Salve, amigo
Los que nos hemos quedado solos y hechos polvo somos nosotros, los casi vivos
Quienes trataron a Carmen Balcells, la agente literaria más eficaz de Europa, sabían que era una madre con sus autores, pero un verdadero lobo feroz con los editores. Tenía un carácter y una fuerza descomunales y nadie, ni los más poderosos, osaban ponerle la proa. Todos la temían, menos uno. Había un editor a quien Carmen mimaba y cuidaba como a un hijo que le hubiera salido mejor horneado que sus autores. En las añoradas comidas y cenas de la agencia estaba siempre alerta e inquieta, con las antenas puestas en Claudio López de Lamadrid. “Un poquito más de lubina, Claudio, que es muy saludable y ni se te ocurra dejar el puré de nueces, que me las traen de la Columbia Británica”, y así sucesivamente. Se le caía la baba. ¿Celos? Pues sí, qué pasa, pero muy atemperados porque a todos y a todas, perdón por el socialismo, se nos caía la baba con Claudio. Él, con aquella sonrisa de niño grande (porque era grande, alto, robusto, úrsido) se dejaba querer. Pues con razón todos le querían porque fue generoso, amable, gozoso, agudo, gruñón, cordial, un ciudadano magnífico.
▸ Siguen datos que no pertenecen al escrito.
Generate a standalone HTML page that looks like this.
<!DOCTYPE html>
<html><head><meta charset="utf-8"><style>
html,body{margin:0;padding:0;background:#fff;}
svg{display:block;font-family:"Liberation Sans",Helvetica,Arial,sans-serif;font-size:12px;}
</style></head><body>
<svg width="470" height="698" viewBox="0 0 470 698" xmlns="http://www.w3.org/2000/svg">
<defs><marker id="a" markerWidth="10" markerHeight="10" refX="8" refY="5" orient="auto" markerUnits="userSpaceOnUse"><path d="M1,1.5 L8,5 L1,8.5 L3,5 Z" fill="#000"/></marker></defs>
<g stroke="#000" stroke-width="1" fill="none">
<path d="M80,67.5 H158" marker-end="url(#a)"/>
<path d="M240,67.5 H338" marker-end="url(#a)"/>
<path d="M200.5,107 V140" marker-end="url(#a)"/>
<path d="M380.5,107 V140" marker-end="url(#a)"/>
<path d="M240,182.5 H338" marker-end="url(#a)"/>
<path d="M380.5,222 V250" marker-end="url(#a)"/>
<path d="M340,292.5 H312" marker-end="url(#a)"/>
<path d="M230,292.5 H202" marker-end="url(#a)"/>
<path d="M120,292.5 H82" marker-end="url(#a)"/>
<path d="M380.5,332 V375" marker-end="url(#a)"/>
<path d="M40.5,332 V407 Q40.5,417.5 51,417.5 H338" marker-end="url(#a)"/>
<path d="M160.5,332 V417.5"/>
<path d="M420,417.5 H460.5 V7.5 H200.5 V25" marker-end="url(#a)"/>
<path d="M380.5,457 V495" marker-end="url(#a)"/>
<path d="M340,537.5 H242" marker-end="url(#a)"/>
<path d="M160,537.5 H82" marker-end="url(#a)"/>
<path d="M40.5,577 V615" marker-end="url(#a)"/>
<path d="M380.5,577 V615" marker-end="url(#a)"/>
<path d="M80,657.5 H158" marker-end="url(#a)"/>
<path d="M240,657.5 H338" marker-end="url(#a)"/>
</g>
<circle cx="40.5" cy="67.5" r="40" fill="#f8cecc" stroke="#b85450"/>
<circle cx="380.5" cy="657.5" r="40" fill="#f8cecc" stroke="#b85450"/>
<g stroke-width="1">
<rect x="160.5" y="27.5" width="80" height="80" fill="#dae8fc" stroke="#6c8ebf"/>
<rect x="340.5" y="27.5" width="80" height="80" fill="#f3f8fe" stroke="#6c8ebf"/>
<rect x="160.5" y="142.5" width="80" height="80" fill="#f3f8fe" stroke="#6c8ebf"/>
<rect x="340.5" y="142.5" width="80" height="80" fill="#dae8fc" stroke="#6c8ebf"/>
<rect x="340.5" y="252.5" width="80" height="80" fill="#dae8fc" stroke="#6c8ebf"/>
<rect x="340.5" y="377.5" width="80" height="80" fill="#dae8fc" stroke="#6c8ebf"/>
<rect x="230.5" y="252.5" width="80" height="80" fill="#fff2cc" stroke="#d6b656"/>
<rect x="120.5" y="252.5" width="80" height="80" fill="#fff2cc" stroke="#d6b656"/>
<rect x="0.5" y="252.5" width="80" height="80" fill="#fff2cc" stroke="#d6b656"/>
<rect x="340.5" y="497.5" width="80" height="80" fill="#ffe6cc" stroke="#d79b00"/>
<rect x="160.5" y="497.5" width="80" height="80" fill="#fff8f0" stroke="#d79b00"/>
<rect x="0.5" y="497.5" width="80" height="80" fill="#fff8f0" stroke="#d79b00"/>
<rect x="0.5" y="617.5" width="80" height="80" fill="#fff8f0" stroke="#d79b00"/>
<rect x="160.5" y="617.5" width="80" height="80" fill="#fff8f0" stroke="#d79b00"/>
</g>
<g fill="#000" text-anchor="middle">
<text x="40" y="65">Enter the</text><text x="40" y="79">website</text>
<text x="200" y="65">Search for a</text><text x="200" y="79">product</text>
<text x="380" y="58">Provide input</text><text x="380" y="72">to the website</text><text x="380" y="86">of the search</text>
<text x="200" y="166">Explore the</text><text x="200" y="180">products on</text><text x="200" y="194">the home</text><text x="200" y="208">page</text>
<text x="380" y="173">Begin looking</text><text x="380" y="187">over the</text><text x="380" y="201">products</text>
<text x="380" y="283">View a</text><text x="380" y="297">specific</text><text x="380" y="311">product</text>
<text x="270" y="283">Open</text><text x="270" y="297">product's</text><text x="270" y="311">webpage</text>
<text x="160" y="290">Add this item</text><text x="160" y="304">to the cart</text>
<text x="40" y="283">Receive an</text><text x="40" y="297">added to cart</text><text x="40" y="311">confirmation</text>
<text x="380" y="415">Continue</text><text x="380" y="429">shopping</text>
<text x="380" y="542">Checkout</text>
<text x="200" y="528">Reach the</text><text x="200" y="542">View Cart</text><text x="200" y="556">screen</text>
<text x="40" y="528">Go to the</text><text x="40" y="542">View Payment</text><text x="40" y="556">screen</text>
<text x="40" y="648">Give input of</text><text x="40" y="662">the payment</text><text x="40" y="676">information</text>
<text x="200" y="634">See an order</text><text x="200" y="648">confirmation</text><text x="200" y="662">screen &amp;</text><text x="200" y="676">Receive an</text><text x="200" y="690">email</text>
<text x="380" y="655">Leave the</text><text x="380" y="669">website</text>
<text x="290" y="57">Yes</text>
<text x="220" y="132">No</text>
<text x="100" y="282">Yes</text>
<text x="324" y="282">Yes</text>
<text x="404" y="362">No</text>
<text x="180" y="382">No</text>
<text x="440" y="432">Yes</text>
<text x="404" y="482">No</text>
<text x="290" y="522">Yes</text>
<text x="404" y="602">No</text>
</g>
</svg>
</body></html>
También, al parecer, la Parca debía de quererle porque se lo ha llevado en cuanto ha podido, mucho antes de lo que habría sido respetable. Y el único consuelo es que, precisamente por favoritismo, se lo ha llevado en un chispazo, un infarto fulminante del que no se enteró ni él. Es el gran privilegio de algunos elegidos: no se verá menguar, decaer, buscar las gafas cuando las lleva puestas, ni poderse atar los cordones de los zapatos. Seguirá ya para siempre con su aspecto de senador romano de sonrisa olímpica. Tiene Bécquer aquel verso famoso: “¡Qué solos se quedan los muertos!”. Sucia mentira. Los que nos hemos quedado solos y hechos polvo somos nosotros, los casi vivos.